Guest Post by Strong Momma, Renee
“So over the past year I’ve learned so much more than I could ever put into words. But one huge lesson in becoming a mother was in the vast change of my identity. No one could have prepared me for this, but I wouldn’t have been mad if I read about it on one of my “what to expect” apps or books… I would imagine it would be entitled “…a huge kick in your former identity’s face”. So this is my attempt to let other mommas know something I went through and if she’s feeling similarly, you’re not alone.
Motherhood is the most INCREDIBLE job I have ever had. I get to see my beautiful child (miracle, really, is what all children should be called) learn, laugh, everything! I also get to be the one he takes out his teething pain on! I chose to stay home with him, my husband and I decided it made more sense for us. You do whatever works. Had we had family nearby, I would have gone back to full time work most likely, but that’s neither here nor there.
Before I got pregnant, I was a manager, a trainer, an instructor, a wife, and a friend. That was me. My life. My identity I suppose. Husband, work, church, friends. Simple. When people said “so what do you do?”
It’s what I did- think about it- when someone asks what you do, it’s work that typically defines us, it’s where we spend most of our time. Or you’re a student. But no one really ever says “I am the one at home that cooks dinner” that’s not how you define yourself, right? No man who has a full time job says “I mow the lawn” when asked what he does.
But when someone stays home, for some reason, they often get the “just” put in front of it.
I was chatting with a working mom acquaintance and she told me where she works and I said “oh I stay home with this guy” she said “oh you’re just home with him?”
What an awful word. Yep. Just.
Just home with my child trying to educate, exercise, feed and stimulate him 24/7. Just.
I wonder how she’d feel if her boss lived with her all the time.
My baby boy, I love him, he is the most demanding boss I’ve ever had. I don’t mind it, I chose it, I teach here and there and my husband and I go out on dates when we can, but man, if your boss lived with you, would you tell people you JUST worked a 9-5? No.
So I felt down- that was kind of a put down to someone who’s personal identity had already been dramatically changed overnight to trainer, instructor, wife, friend, AND mom. AND mom guys. Not just mom. You don’t drop the rest of your life and become just mom. You’re all of it. Some days I feel bad that I’m home getting to play with my son all day. Making him giggle and say new words, but other days I would gladly grab a packed lunch and work on a job site with my husband.
But later .. After the just conversation, this sweet event gave me perspective… I was at breakfast in our hometown a while back and ran into a friend of my moms- she hadn’t seen me in a while and I introduced her to my pride and joy. She asked what I was doing and I said “I’m just mom right now”
And she turned to me, with a very serious look and said “you’re not JUST mom, you’re a mom, the most important job you can have.”
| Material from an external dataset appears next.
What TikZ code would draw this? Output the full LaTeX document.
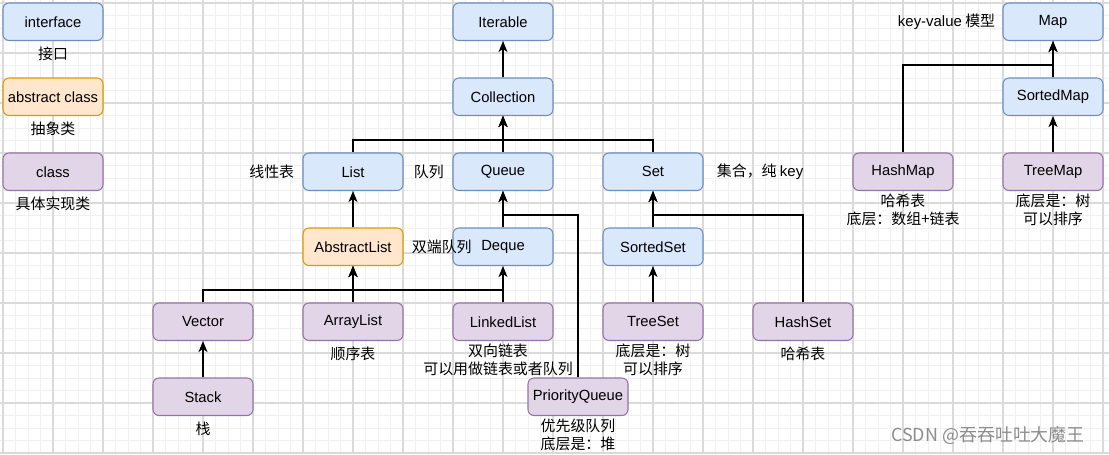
\documentclass[tikz,border=0pt]{standalone}
\usepackage{fontspec}
\setmainfont{Liberation Sans}
\newfontfamily\cjk{Noto Sans CJK SC}
\usetikzlibrary{arrows.meta}

\definecolor{ifacefill}{HTML}{DAE8FC}
\definecolor{ifacedraw}{HTML}{6C8EBF}
\definecolor{absfill}{HTML}{FFE6CC}
\definecolor{absdraw}{HTML}{D79B00}
\definecolor{implfill}{HTML}{E1D5E7}
\definecolor{impldraw}{HTML}{9673A6}
\definecolor{minorline}{HTML}{F0F0F0}
\definecolor{majorline}{HTML}{DADADA}

\begin{document}
\begin{tikzpicture}[
    box/.style={rectangle,rounded corners=0.12cm,minimum width=2cm,minimum height=0.75cm,
        inner sep=0pt,line width=0.6pt,font=\fontsize{8.4}{10}\selectfont},
    iface/.style={box,draw=ifacedraw,fill=ifacefill},
    abstr/.style={box,draw=absdraw,fill=absfill},
    impl/.style={box,draw=impldraw,fill=implfill},
    note/.style={inner sep=0pt,align=center,font=\cjk\fontsize{8.5}{10.2}\selectfont},
    link/.style={-{Stealth[length=0.22cm,width=0.18cm,inset=0.06cm]},line width=0.75pt},
    minorgrid/.style={draw=minorline,line width=0.5pt},
    majorgrid/.style={draw=majorline,line width=0.6pt},
    watermark/.style={inner sep=0pt,text=black!45,font=\cjk\fontsize{10.2}{12}\selectfont}]
                \useasboundingbox(-1.06, 0.435) rectangle (21.12, -8.645);
                % background grid
                \begin{scope}[shift={(-1, 0.375)}]
                \draw[minorgrid](-0.06, -9.02) grid[step=0.25] (22.12, 0.06);
                \draw[majorgrid](-0.06, -9.02) grid[step=1] (22.12, 0.06);
                \end{scope}
                % legend
                \node[iface](interface)at(0, 0){interface};
                \node[abstr](abstract)at(0, -1.5){abstract class};
                \node[impl](class)at(0, -3){class};
                % collections
                \node[iface](Iterable)at(9, 0){Iterable};
                \node[iface](Collection)at(9, -1.5){Collection};
                \node[iface](List)at(6, -3){List};
                \node[iface](Queue)at(9, -3){Queue};
                \node[iface](Set)at(12, -3){Set};
                \node[abstr](AbstractList)at(6, -4.5){AbstractList};
                \node[iface](Deque)at(9, -4.5){Deque};
                \node[iface](SortedSet)at(12, -4.5){SortedSet};
                \node[impl](Vector)at(3, -6){Vector};
                \node[impl](ArrayList)at(6, -6){ArrayList};
                \node[impl](LinkedList)at(9, -6){LinkedList};
                \node[impl](TreeSet)at(12, -6){TreeSet};
                \node[impl](HashSet)at(15, -6){HashSet};
                \node[impl](Stack)at(3, -7.5){Stack};
                \node[impl](PriorityQueue)at(10.5, -7.5){PriorityQueue};
                % maps
                \node[iface](Map)at(20, 0){Map};
                \node[iface](SortedMap)at(20, -1.5){SortedMap};
                \node[impl](HashMap)at(17, -3){HashMap};
                \node[impl](TreeMap)at(20, -3){TreeMap};
                % inheritance
                \draw[link](Collection.north) -- (Iterable.south);
                \draw[link](List.north) -- ++(0, 0.25) -| (Collection.south);
                \draw[link](Queue.north) -- (Collection.south);
                \draw[link](Set.north) -- ++(0, 0.25) -| (Collection.south);
                \draw[link](AbstractList.north) -- (List.south);
                \draw[link](Deque.north) -- (Queue.south);
                \draw[link](PriorityQueue.north) |- ([yshift=0.25cm]Deque.north) -- (Queue.south);
                \draw[link](SortedSet.north) -- (Set.south);
                \draw[link](HashSet.north) |- ([yshift=0.25cm]SortedSet.north) -- (Set.south);
                \draw[link](Vector.north) -- ++(0, 0.25) -| (AbstractList.south);
                \draw[link](ArrayList.north) -- (AbstractList.south);
                \draw[link](LinkedList.north) -- ++(0, 0.25) -| (AbstractList.south);
                \draw[link](LinkedList.north) -- (Deque.south);
                \draw[link](TreeSet.north) -- (SortedSet.south);
                \draw[link](Stack.north) -- (Vector.south);
                \draw[link](SortedMap.north) -- (Map.south);
                \draw[link](HashMap.north) |- ([yshift=0.25cm]SortedMap.north) -- (Map.south);
                \draw[link](TreeMap.north) -- (SortedMap.south);
                % notes
                \node[note](ifaceNote)at([yshift=-0.25cm]interface.south){接口};
                \node[note](absNote)at([yshift=-0.25cm]abstract.south){抽象类};
                \node[note](classNote)at([yshift=-0.25cm]class.south){具体实现类};
                \node[note,anchor=east](ListNote)at([xshift=-0.16cm]List.west){线性表};
                \node[note,anchor=west](QueueNote)at([xshift=0.2cm]List.east){队列};
                \node[note,anchor=west](SetNote)at([xshift=0.26cm]Set.east){集合，纯 {\rmfamily key}};
                \node[note,anchor=west](DequeNote)at([xshift=0.16cm]AbstractList.east){双端队列};
                \node[note,anchor=east](MapNote)at([xshift=-0.14cm]Map.west){{\rmfamily key-value} 模型};
                \node[note](ArrayListNote)at([yshift=-0.25cm]ArrayList.south){顺序表};
                \node[note](LinkedListNote)at([xshift=-0.1cm,yshift=-0.37cm]LinkedList.south){双向链表\\可以用做链表或者队列};
                \node[note](TreeSetNote)at([yshift=-0.37cm]TreeSet.south){底层是：树\\可以排序};
                \node[note](HashSetNote)at([yshift=-0.25cm]HashSet.south){哈希表};
                \node[note](StackNote)at([yshift=-0.25cm]Stack.south){栈};
                \node[note](PriorityQueueNote)at([yshift=-0.37cm]PriorityQueue.south){优先级队列\\底层是：堆};
                \node[note](HashMapNote)at([yshift=-0.37cm]HashMap.south){哈希表\\底层：数组+链表};
                \node[note](TreeMapNote)at([yshift=-0.37cm]TreeMap.south){底层是：树\\可以排序};
                \node[watermark](csdn)at(18.7, -8.265){CSDN @吞吞吐吐大魔王};
            \end{tikzpicture}
\end{document}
She shared with me an anecdote about her re-entering the work force after her babies had gotten older and she used her past job history as “mom” in her interview. She said that as far as she was concerned, when asked by her interviewer, mom was the most challenging job she’s ever had, and she felt she did a darn great job at it. Huh.
So all the moms, the new moms at home who are overwhelmed, the stay at home moms who have a new identity, the working moms who sleep less than everyone else in their workplace and STILL kick butt at what you do, remember you’re AND mom. You’re doing the job that many people can’t and you’re doing the best at it. Don’t ever let someone make you think being JUST MOM is a bad thing. These years will fly by, and when they’re older, you’ll never regret a second you spent being mom.
In the end, what I’m trying to say is: embrace your identity. Sometimes it’s hard to find it, but look to your faith, your family and what you’re devoted to. Rock it and do it well, and don’t let anyone make you think that what you do isn’t enough.”